Editorial: Pop Science Books


Reg Baker in his inevitable style posted a wonderfully forthright blog piece (click here to read) bemoaning the industries taste in books, pointing out that a great majority of the books in the list of nominees for the books that had the most transformative impact on market research were Popular Science and highlighted how unscientific some of these types of books are, championing potentially totally bogus theories that have not been subjected to proper scientific scrutiny. 

Now I can total understand his emotional reaction to this. I have exactly the same response when I go into health food shops and see all homoeopathic remedies on the shelf and am horrified that they can get away with their often totally bogus healing claims that have not been subjected to any rigorous medical trials.

But I have a few points on this that I thought I would share:

1. Books are not apples:  and in most cases not in the class of homoeopathic style remedies, one or two bad ones do not rot the whole crop.  Whilst there are some very bad pop science books, there are also some really brilliant ones that help, as Tom Ewing has pointed out, eloquently digest and explain often very complex subject matter in a clear and understandable way.

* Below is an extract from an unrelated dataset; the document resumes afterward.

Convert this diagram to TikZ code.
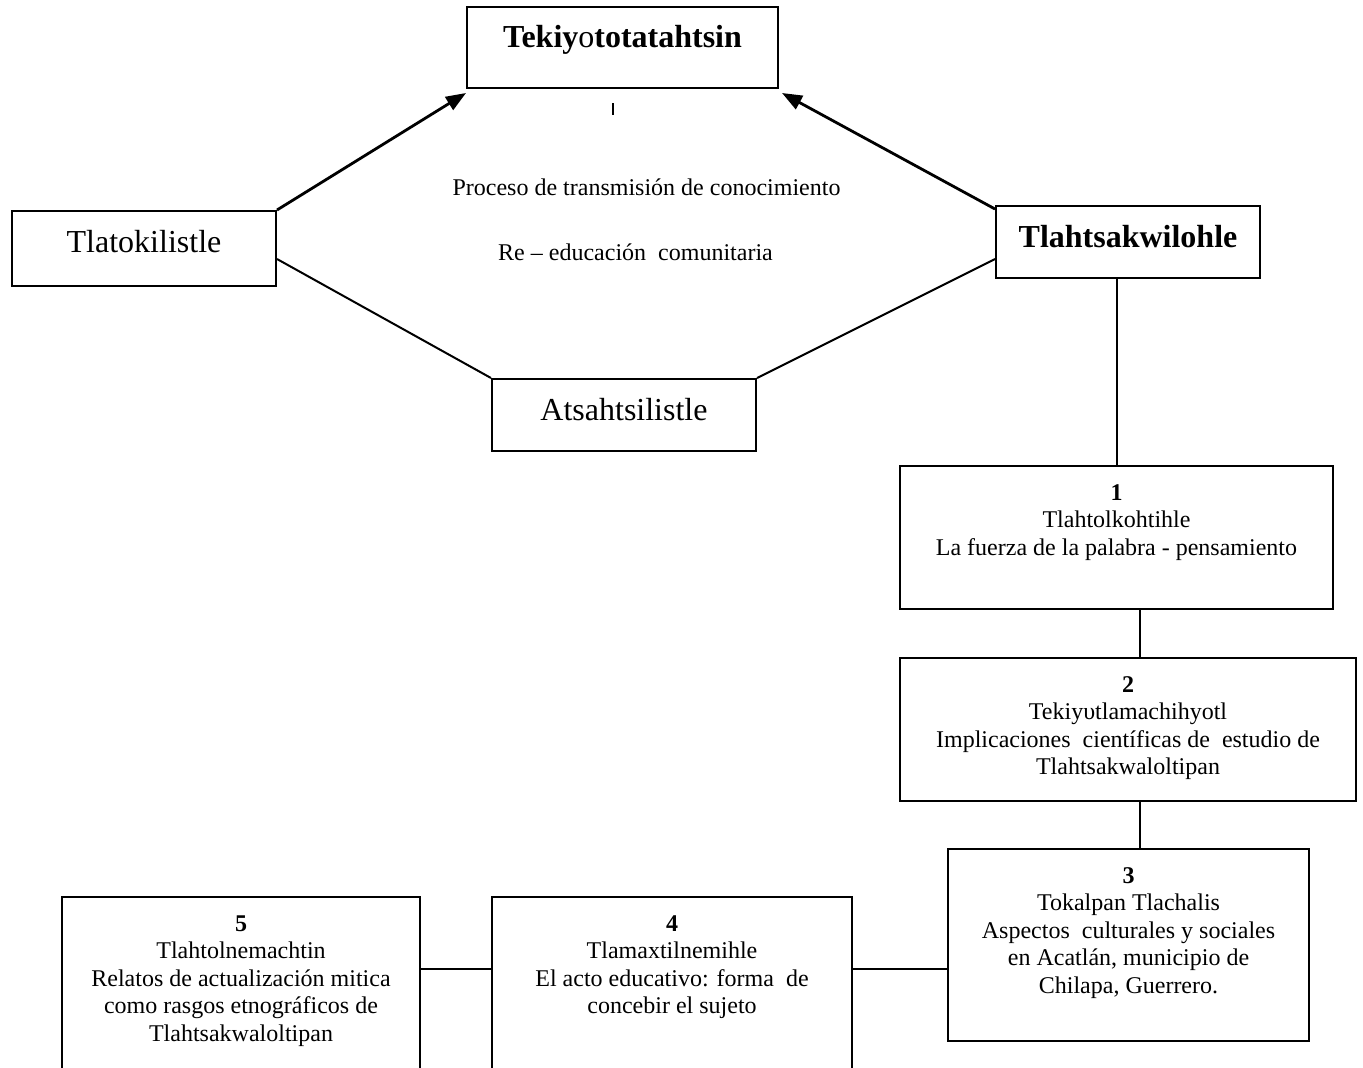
\documentclass[tikz,border=0pt]{standalone}
\usepackage{fontspec}
\setmainfont{Liberation Serif}
\usetikzlibrary{arrows.meta}
\newcommand{\textocaja}[4]{\parbox[c][#2][t]{#1}{\centering\rule{0pt}{#3}#4}}

\begin{document}
\begin{tikzpicture}[x=0.5pt, y=-0.5pt,
    caja/.style={draw, line width=1pt, inner sep=0pt},
    grande/.style={caja, font=\fontsize{16}{19}\selectfont},
    chica/.style={caja, font=\fontsize{12}{13.8}\selectfont},
    nota/.style={font=\fontsize{12}{13.8}\selectfont, anchor=base, inner sep=0pt},
    linea/.style={line width=1pt},
    flecha/.style={line width=1.4pt, -{Triangle[length=10pt,width=7.5pt]}}]
\clip (0,0) rectangle (1363,1067);

% parte de arriba
\node[grande] (titulo) at (622.5,47.5)
    {\textocaja{155.5pt}{40.5pt}{20pt}{\textbf{Tekiy}o\textbf{totatahtsin}}};
\node[grande] (tlatokilistle) at (144,248.5)
    {\textocaja{132pt}{37.5pt}{20.5pt}{Tlatokilistle}};
\node[grande] (tlahtsakwilohle) at (1128,242)
    {\textocaja{132pt}{36pt}{20.5pt}{\textbf{Tlahtsakwilohle}}};
\node[grande] (atsahtsilistle) at (624,415)
    {\textocaja{132pt}{36pt}{20.5pt}{Atsahtsilistle}};

\node[nota] (proceso) at (646.5,195) {Proceso de transmisión de conocimiento};
\node[nota] (reeducacion) at (635.5,260) {Re – educación\ \ comunitaria};
\coordinate (marca) at (613,103);
\draw[line width=0.7pt] (marca) -- ++(0,12);

\draw[flecha] (tlatokilistle.north east) -- ([yshift=-2pt]titulo.south west);
\draw[flecha] ([yshift=-2pt]tlahtsakwilohle.north west) -- ([xshift=1.5pt,yshift=-2pt]titulo.south east);
\draw[linea] ([yshift=-5.25pt]tlatokilistle.east) -- (atsahtsilistle.north west);
\draw[linea] ([yshift=-8.5pt]tlahtsakwilohle.west) -- (atsahtsilistle.north east);

% cajas numeradas
\node[chica] (caja1) at (1116.5,537.5)
    {\textocaja{216.5pt}{71.5pt}{17pt}{\textbf{1}\\Tlahtolkohtihle\\La fuerza de la palabra - pensamiento}};
\node[chica] (caja2) at (1128,729.5)
    {\textocaja{228pt}{71.5pt}{17pt}{\textbf{2}\\Tekiyυtlamachihyotl\\Implicaciones\ \ científicas de\ \ estudio de\\Tlahtsakwaloltipan}};
\node[chica] (caja3) at (1128.5,945)
    {\textocaja{180.5pt}{96pt}{17pt}{\textbf{3}\\Tokalpan Tlachalis\\Aspectos\ \ culturales y sociales\\en Acatlán, municipio de\\Chilapa, Guerrero.}};
\node[chica] (caja4) at (672,998.5)
    {\textocaja{180pt}{101.5pt}{17pt}{\textbf{4}\\Tlamaxtilnemihle\\El acto educativo: forma\ \ de\\concebir el sujeto}};
\node[chica] (caja5) at (241,998.5)
    {\textocaja{179pt}{101.5pt}{17pt}{\textbf{5}\\Tlahtolnemachtin\\Relatos de actualización mitica\\como rasgos etnográficos de\\Tlahtsakwaloltipan}};

\draw[linea] (caja1.north) -- (caja1.north |- tlahtsakwilohle.south);
\draw[linea] ([xshift=11.75pt]caja1.south) -- ([xshift=11.75pt]caja1.south |- caja2.north);
\draw[linea] ([xshift=6pt]caja2.south) -- ([xshift=6pt]caja2.south |- caja3.north);
\coordinate (enlace) at ([yshift=-12pt]caja3.west);
\draw[linea] (enlace) -- (enlace -| caja4.east);
\draw[linea] (caja4.west |- enlace) -- (caja5.east |- enlace);
\end{tikzpicture}
\end{document}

To draw over riding conclusions about pop science books on the bases of analysis of parts of the sample is in itself is bad science.


2. We can learn things from all types of books:  I think reading pop science books is as important as reading more serious business books and as is in fact being open to read anything from any source. To be closed to one genre of books is like gathering research from an unbiased sample.   I am a believer in the wisdom of the crowd and any business book bogus or not that says reaches the New York Times best seller bogus or not, I would want to read almost on principal to find out what thoughts and ideas people find so interesting.  Its not to say you cannot read these with a critical mind.  What is more just because something is packaged up as a light read does not make it a bad thing.  It like a classical musician dismissing all pop music as rubbish and not listening to it - they would be missing some great tunes and conceptual musical ideas.

3. MR is a branch of pop science:  We in Market research are all actually in business of conducting "popular science".  Market Research is in theory a branch of science but very rarely do we adhere to the rigorous standards that scientist need to adhere to where conducting proper scientific research.  Who for example has ever conducted a double blind trial as part of a market research experiment? Next to nobody.  Who puts up all their raw data from their experiments up for peer review? Next to nobody.  Have I ever read an MR paper that would stand up to a rigorous scientific review?  Well yes, but not the vast majority and (certainly not any of the ones I have written I am afraid!).  

4. This type of debate is important:  So it is easy to take a pop at what Reg has written. But I would seriously encourage Reg to keep writing these types of posts. Without Reg Baker the MR industry would be woefully short of serious internal detractors and we need them.  Despite what we think, that we are all firing pops at each other in the MR industry,  very few people actually have the courage to stand up and hold something to account which is essentially what Reg is trying to do here.   

5. Science and commerce play by totally different rules: The reason is we are operating in a commercial environment where the market decides on whether something is right on wrong true or false not science.  We are all out peddling snake oil on one level or another and the once that can do it most successfully are hailed as kings.  Be it a company putting water in a bottle and selling it as a remedy or Apple packing up a few computer chips in nice wrapping and selling them for a lot more than their inherent value all commerce is a form of "deception of the truth", selling something for more than its inherent value or actual worth. As market researchers we are often called upon to work out what truths and falsehoods we can get away with, what deceptions will fly.  So for our industry to be respected we have to ensure we do try to re-enforce the types of standards that Reg Baker with every fiber of his being is trying to espouse.  

What Reg Baker is simply asking us to be is more scientific in our approach which I hail.